Photos: Courtesy Pad Hawaii
If you show them how to build it, they will come and learn. That was interior designer Lauren Makk’s thinking when she started home-design workshops at her Kakaako home-decor and furnishings boutique, Pad Hawaii. Plus, she needed a way to share the bottles of champagne left over from her grand opening.
You might recognize Makk from her appearances in 2007 and 2008 on TLC’s home makeover show, “Trading Spaces.” Makk says she always told friends she was going to open her own store, so she packed her bags, left the City of Angels and opened shop in Kakaako last August.
“I took a leap of faith,” she says with a laugh.
Makk and Pad Hawaii are now Kakaako institutions: She participates in the Night Market block party, as well as its monthly brunch and shopping event, the Saturday Morning Special. She moved the shop down the street in March into Island Terminal’s former R/D space.
“I’m so thankful to be a part of Kakaako. I now live in this neighborhood,” says the Oklahoma City native. “Hawaii is becoming an even more metropolitan city, and that includes its design options.”
Makk describes Pad Hawaii’s offerings as affordable luxury and says your home should reflect you and your style – a place where you want to come home. Inside the warehouselike store, you’ll find modern pieces and unique furnishings, including prints by local artists for $12 to $80, colorful bedding, rolling side tables for $80, shoe cabinets for $100, and desks and tables for less than $500. “Everything has multiple uses,” she says.
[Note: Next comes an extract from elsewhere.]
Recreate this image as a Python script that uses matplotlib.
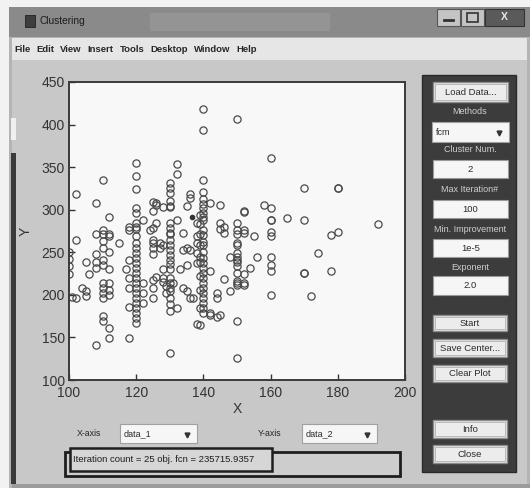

In addition to designing homes and selling furnishings, she shares her skills in do-it-yourself workshops. Makk says that in “After-Workshops,” participants pay $25 to $30 to make “Pinterest-worthy crafts” and drink (enter the leftover champagne). In past classes, people made hanging brass planters, fabric rugs, 3D string art, plastic-spoon pendant lamps, pillowcases and more. The classes help build confidence among first-time homeowners and offer solutions to spaced-challenged apartment dwellers, says Makk.
“They leave reinvigorated and they are making their homes better,” she says, “sometimes even by using things that would end up in the landfill.”
Taking it to the next level, she debuted Homeschool this past September, a six-hour carpentry class for $300, which includes materials and the use of tools. The first class, featuring “Trading Spaces” carpenter Brandon Russell, taught students how to make a shoe-storage bench. Hawaii carpenter Richie Breaux taught the second class, where beginner carpenters crafted outdoor armchair-and-ottoman sets. Makk says Homeschool “graduates” learn to feel comfortable using saws and power tools, even if they’ve never used them before. One student made the chair and ottoman for his girlfriend and proposed to her with it. “How cute is that?” gushes Makk.
Thanks to these workshops, Makk is building a community of savvy DIY-ers who are making houses into homes.